Plotting code records
--- BEGIN ---
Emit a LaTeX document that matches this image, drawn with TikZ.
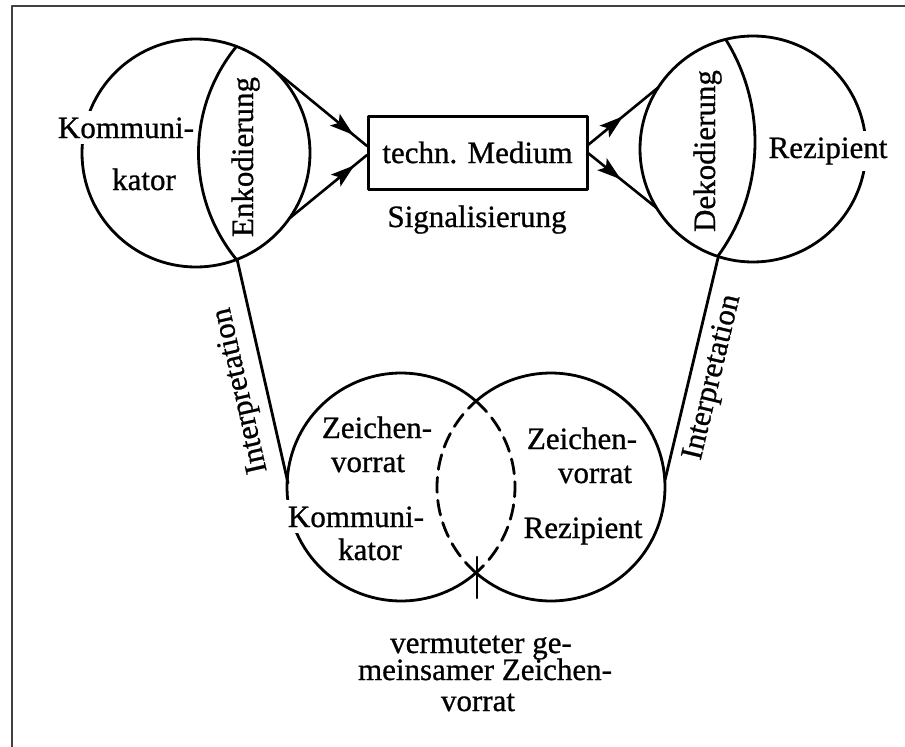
\documentclass[tikz,border=0pt]{standalone}
\usepackage{fontspec}
\setmainfont{Liberation Serif}[FakeBold=0.8]
\usetikzlibrary{arrows.meta,decorations.markings}

\tikzset{
  lbl/.style={font=\fontsize{31}{33}\selectfont, inner sep=0pt, anchor=base},
  cut/.style={lbl, fill=white, inner xsep=2pt, inner ysep=6pt},
  ring/.style={line width=2.8pt},
  shared/.style={line width=2.8pt, dash pattern=on 15pt off 8pt},
  frameline/.style={line width=2.2pt, draw=black!75},
  flow/.style={line width=2.6pt, postaction={decorate},
    decoration={markings, mark=at position #1 with {\arrow{Stealth[length=24pt,width=15pt,inset=5pt]}}}},
}

\begin{document}
\begin{tikzpicture}[x=1pt, y=-1pt, line cap=round, line join=round]
\useasboundingbox (0,0) rectangle (905,747);

% frame edges
\draw[frameline] (12,747) -- (12,6) -- (905,6);

% centres of the four circles and of the two lens arcs
\coordinate (kom) at (196,153);
\coordinate (rez) at (753,149);
\coordinate (enkc) at (367,153);
\coordinate (dekc) at (561,142);
\coordinate (zk) at (401,487);
\coordinate (zr) at (551,487);

% communicator and recipient circles
\draw[ring] (kom) circle[radius=114];
\draw[ring] (rez) circle[radius=113];

% labels that interrupt the circle outlines
\node[cut] (komlbl) at (126,138) {Kommuni-};
\node[lbl] (katlbl) at (144,190) {kator};
\node[cut] (rezlbl) at (828,158) {Rezipient};

% encoding and decoding lenses
\begin{scope}
  \clip (kom) circle[radius=114];
  \draw[ring] (enkc) circle[radius=168.5];
\end{scope}
\begin{scope}
  \clip (rez) circle[radius=113];
  \draw[ring] (dekc) circle[radius=194];
\end{scope}
\node[lbl, rotate=90] (enk) at (253,157) {Enkodierung};
\node[lbl, rotate=90] (dek) at (715,151) {Dekodierung};

% technical medium
\node[draw, line width=3pt, minimum width=219pt, minimum height=73pt, inner sep=0pt,
      font=\fontsize{31}{33}\selectfont] (medium) at (477.5,152.5) {techn. Medium};
\node[lbl] (sig) at (477,227) {Signalisierung};

% connector end points
\coordinate (e1) at (272.3,68.3);
\coordinate (e2) at (289.4,218.4);
\coordinate (m1) at (367,146);
\coordinate (m2) at (367,155);
\coordinate (m3) at (588,145);
\coordinate (m4) at (588,153);
\coordinate (d1) at (658.2,87.5);
\coordinate (d2) at (656.6,208);

\draw[flow=0.86] (e1) -- (m1);
\draw[flow=0.84] (e2) -- (m2);
\draw[flow=0.50] (m3) -- (d1);
\draw[flow=0.48] (m4) -- (d2);

% sign repertoires
\coordinate (b1) at (237,259);
\coordinate (b2) at (718,258);
\coordinate (z1) at (288,483);
\coordinate (z2) at (665,480);

\draw[ring] (zk) ++(48.9:114) arc[start angle=48.9, end angle=311.1, radius=114];
\draw[ring] (zr) ++(-131.1:114) arc[start angle=-131.1, end angle=131.1, radius=114];
\draw[shared] (zk) ++(-48.9:114) arc[start angle=-48.9, end angle=48.9, radius=114];
\draw[shared] (zr) ++(131.1:114) arc[start angle=131.1, end angle=228.9, radius=114];
\coordinate (t1) at (477,557);
\coordinate (t2) at (477,598);
\draw[line width=2.4pt] (t1) -- (t2);

% interpretation links, labelled along their slope
\draw[ring] (b1) -- (z1);
\draw[ring] (b2) -- (z2);
\node[lbl, rotate=102.8] (int1) at (248.1,389) {Interpretation};
\node[lbl, rotate=76.6] (int2) at (720,379) {Interpretation};

% texts inside the repertoires
\node[lbl] (zk1) at (377,438) {Zeichen-};
\node[lbl] (zk2) at (368,472) {vorrat};
\node[cut] (zk3) at (356,527) {Kommuni-};
\node[lbl] (zk4) at (370,560) {kator};
\node[lbl] (zr1) at (582,449) {Zeichen-};
\node[lbl] (zr2) at (595,483) {vorrat};
\node[lbl] (zr3) at (583,538) {Rezipient};

% common repertoire caption
\node[lbl] (c1) at (481,653) {vermuteter ge-};
\node[lbl] (c2) at (485,680) {meinsamer Zeichen-};
\node[lbl] (c3) at (478,711) {vorrat};
\end{tikzpicture}
\end{document}
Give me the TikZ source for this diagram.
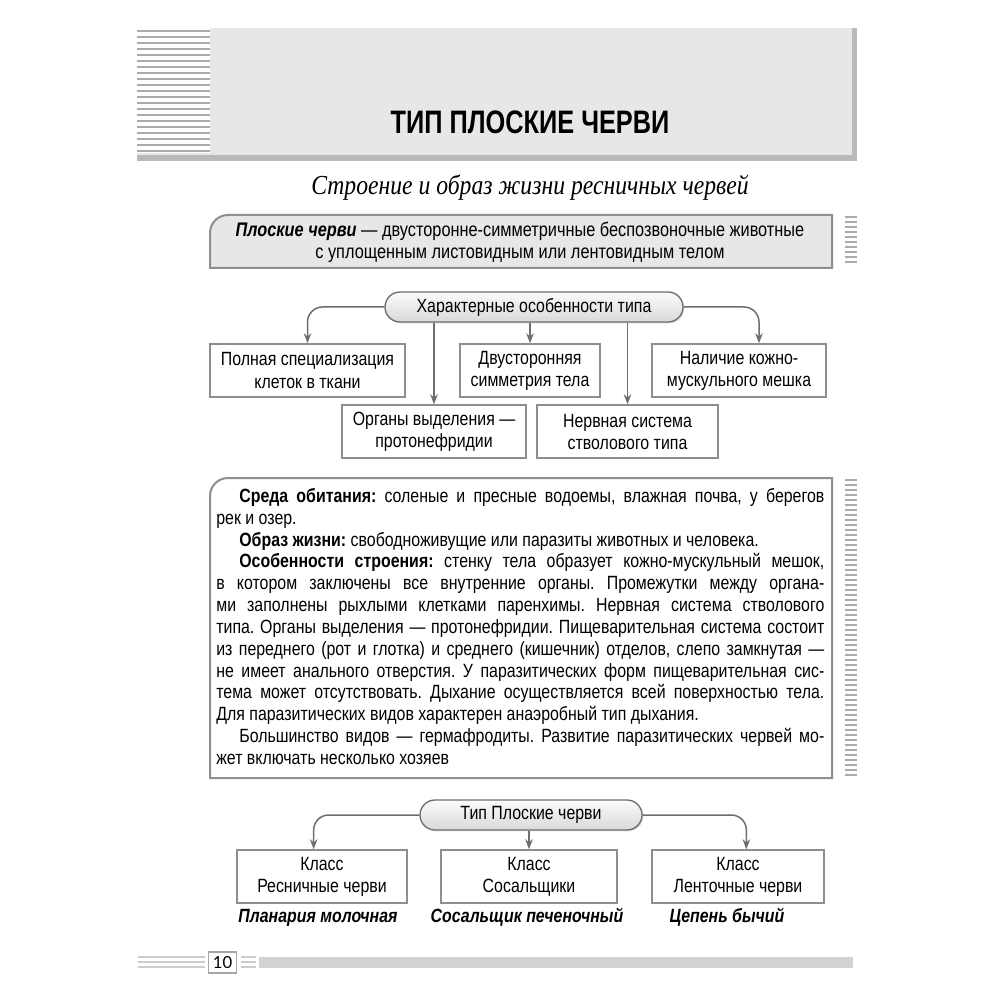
\documentclass[tikz,border=0pt]{standalone}
\usepackage{fontspec}
\setmainfont{Liberation Sans}[FakeStretch=0.83]
\newfontfamily\headfont{Liberation Sans}[FakeStretch=0.78]
\newfontfamily\subfont{Liberation Serif}[FakeStretch=0.86]
\newfontfamily\numfont{Lato}
\usetikzlibrary{calc}
\usetikzlibrary{arrows.meta}
\usetikzlibrary{shadows}
\usetikzlibrary{positioning}
\definecolor{panelgray}{HTML}{E7E7E7}
\definecolor{linegray}{HTML}{6E6E6E}
\definecolor{framegray}{HTML}{8E8E8E}
\definecolor{stripegray}{HTML}{ABABAB}
\tikzset{cellbox/.style={rectangle,draw=framegray,line width=0.9pt,fill=white,align=center,minimum height=53*0.6pt,inner sep=2pt,font=\fontsize{11.5}{13.2}\selectfont}}
\tikzset{rootpill/.style={rectangle,rounded corners=9pt,draw=linegray,line width=0.8pt,top color=gray!3,bottom color=gray!30,minimum height=30*0.6pt,drop shadow={opacity=0.25,shadow xshift=0.8pt,shadow yshift=-0.8pt},font=\fontsize{11.5}{13.2}\selectfont}}
\tikzset{link/.style={draw=linegray,line width=0.9pt,rounded corners=9pt,-{Stealth[length=6pt,width=4.5pt]}}}
\tikzset{species/.style={anchor=base,font=\bfseries\itshape\fontsize{11.5}{13.2}\selectfont}}

\begin{document}
\frenchspacing
\begin{tikzpicture}[x=0.6pt,y=-0.6pt]
\useasboundingbox[fill=white] (0,0) rectangle (1000,1000);
% header
\fill[panelgray] (137,28) rectangle (852,155);
\fill[white] (137,28) rectangle (210,153);
\foreach \y in {30,36,...,150} \fill[stripegray] (137,\y) rectangle (210,\y+2);
\fill[gray!55] (852,28) rectangle (857,161);
\fill[gray!55] (137,155) rectangle (857,161);
\node[font=\headfont\bfseries\fontsize{19.5}{22}\selectfont] (title) at (530,122) {ТИП ПЛОСКИЕ ЧЕРВИ};
\node[font=\subfont\itshape\fontsize{16.5}{19}\selectfont] (subtitle) at (530,188) {Строение и образ жизни ресничных червей};

% definition
\draw[framegray,line width=1.2pt,fill=panelgray] (210,268) -- (210,233) .. controls (210,223) and (218,215) .. (228,215) -- (832,215) -- (832,268) -- cycle;
\foreach \y in {217,222,...,265} \draw[stripegray,line width=0.9pt] (845,\y) -- (857,\y);
\node[align=center,font=\fontsize{11.8}{13.2}\selectfont] (defbox) at (520,242) {{\bfseries\itshape Плоские черви} --- двусторонне-симметричные беспозвоночные животные\\ с уплощенным листовидным или лентовидным телом};

% features
\node[rootpill,minimum width=298*0.6pt] (feat) at (534,307) {Характерные особенности типа};
\node[cellbox,minimum width=195*0.6pt] (tissue) at (307.5,370.5) {Полная специализация\\клеток в ткани};
\node[cellbox,minimum width=140*0.6pt] (symm) at (530,370.5) {Двусторонняя\\симметрия тела};
\node[cellbox,minimum width=174*0.6pt] (sac) at (739,370.5) {Наличие кожно-\\мускульного мешка};
\node[cellbox,minimum width=184*0.6pt] (excr) at (434,431.5) {Органы выделения ---\\протонефридии};
\node[cellbox,minimum width=181*0.6pt] (nerve) at (627.5,431.5) {Нервная система\\стволового типа};
\draw[link] (feat.west) -| (tissue.north);
\draw[link] (feat.east) -| ([xshift=12pt]sac.north);
\draw[link] (feat.south -| excr.north) -- (excr.north);
\draw[link] (feat.south -| symm.north) -- (symm.north);
\draw[link] (feat.south -| nerve.north) -- (nerve.north);

% text box
\draw[framegray,line width=1.2pt,fill=white] (210,778) -- (210,496) .. controls (210,486) and (218,478) .. (228,478) -- (832,478) -- (832,778) -- cycle;
\foreach \y in {480,485,...,776} \draw[stripegray,line width=0.9pt] (845,\y) -- (857,\y);
\node[anchor=north west,inner sep=0pt,text width=608*0.6pt,align=justify,font=\fontsize{11.5}{13.1}\selectfont] (info) at (216,488) {%
\hspace*{1.2em}{\bfseries Среда обитания:} соленые и пресные водоемы, влажная почва, у берегов\linebreak рек и озер.\par
\hspace*{1.2em}{\bfseries Образ жизни:} свободноживущие или паразиты животных и человека.\par
\hspace*{1.2em}{\bfseries Особенности строения:} стенку тела образует кожно-мускульный мешок,\linebreak в котором заключены все внутренние органы. Промежутки между органа-\linebreak ми заполнены рыхлыми клетками паренхимы. Нервная система стволового\linebreak типа. Органы выделения --- протонефридии. Пищеварительная система состоит\linebreak из переднего (рот и глотка) и среднего (кишечник) отделов, слепо замкнутая ---\linebreak не имеет анального отверстия. У паразитических форм пищеварительная сис-\linebreak тема может отсутствовать. Дыхание осуществляется всей поверхностью тела.\linebreak Для паразитических видов характерен анаэробный тип дыхания.\par
\hspace*{1.2em}Большинство видов --- гермафродиты. Развитие паразитических червей мо-\linebreak жет включать несколько хозяев};

% classes
\node[rootpill,minimum width=222*0.6pt] (phylum) at (531,815) {Тип Плоские черви};
\node[cellbox,minimum width=170*0.6pt] (turb) at (322,876.5) {Класс\\Ресничные черви};
\node[cellbox,minimum width=176*0.6pt] (trem) at (529,876.5) {Класс\\Сосальщики};
\node[cellbox,minimum width=172*0.6pt] (cest) at (738,876.5) {Класс\\Ленточные черви};
\draw[link] (phylum.west) -| ([xshift=-5pt]turb.north);
\draw[link] (phylum.south -| trem.north) -- (trem.north);
\draw[link] (phylum.east) -| ([xshift=5pt]cest.north);
\node[species] (planaria) at (318,922) {Планария молочная};
\node[species] (fluke) at (527,922) {Сосальщик печеночный};
\node[species] (tapeworm) at (727,922) {Цепень бычий};

% footer
\foreach \y in {957,962,967} \draw[gray!40,line width=1pt] (138,\y) -- (205,\y);
\node[draw=gray!70,line width=0.7pt,fill=white,inner sep=1.5pt,minimum width=28*0.6pt,minimum height=21*0.6pt,font=\numfont\fontsize{10}{12}\selectfont] (pagenum) at (222.5,962.5) {10};
\foreach \y in {957,962,967} \draw[gray!40,line width=1pt] (241,\y) -- (256,\y);
\fill[gray!35] (259,957) rectangle (853,968);
\end{tikzpicture}
\end{document}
--- END ---
Without the pictures, write out the lines from the beginning of the entries through the line with "(sig) at (477,227)".

▶ **Task response**
Emit a LaTeX document that matches this image, drawn with TikZ.
\documentclass[tikz,border=0pt]{standalone}
\usepackage{fontspec}
\setmainfont{Liberation Serif}[FakeBold=0.8]
\usetikzlibrary{arrows.meta,decorations.markings}

\tikzset{
  lbl/.style={font=\fontsize{31}{33}\selectfont, inner sep=0pt, anchor=base},
  cut/.style={lbl, fill=white, inner xsep=2pt, inner ysep=6pt},
  ring/.style={line width=2.8pt},
  shared/.style={line width=2.8pt, dash pattern=on 15pt off 8pt},
  frameline/.style={line width=2.2pt, draw=black!75},
  flow/.style={line width=2.6pt, postaction={decorate},
    decoration={markings, mark=at position #1 with {\arrow{Stealth[length=24pt,width=15pt,inset=5pt]}}}},
}

\begin{document}
\begin{tikzpicture}[x=1pt, y=-1pt, line cap=round, line join=round]
\useasboundingbox (0,0) rectangle (905,747);

% frame edges
\draw[frameline] (12,747) -- (12,6) -- (905,6);

% centres of the four circles and of the two lens arcs
\coordinate (kom) at (196,153);
\coordinate (rez) at (753,149);
\coordinate (enkc) at (367,153);
\coordinate (dekc) at (561,142);
\coordinate (zk) at (401,487);
\coordinate (zr) at (551,487);

% communicator and recipient circles
\draw[ring] (kom) circle[radius=114];
\draw[ring] (rez) circle[radius=113];

% labels that interrupt the circle outlines
\node[cut] (komlbl) at (126,138) {Kommuni-};
\node[lbl] (katlbl) at (144,190) {kator};
\node[cut] (rezlbl) at (828,158) {Rezipient};

% encoding and decoding lenses
\begin{scope}
  \clip (kom) circle[radius=114];
  \draw[ring] (enkc) circle[radius=168.5];
\end{scope}
\begin{scope}
  \clip (rez) circle[radius=113];
  \draw[ring] (dekc) circle[radius=194];
\end{scope}
\node[lbl, rotate=90] (enk) at (253,157) {Enkodierung};
\node[lbl, rotate=90] (dek) at (715,151) {Dekodierung};

% technical medium
\node[draw, line width=3pt, minimum width=219pt, minimum height=73pt, inner sep=0pt,
      font=\fontsize{31}{33}\selectfont] (medium) at (477.5,152.5) {techn. Medium};
\node[lbl] (sig) at (477,227) {Signalisierung};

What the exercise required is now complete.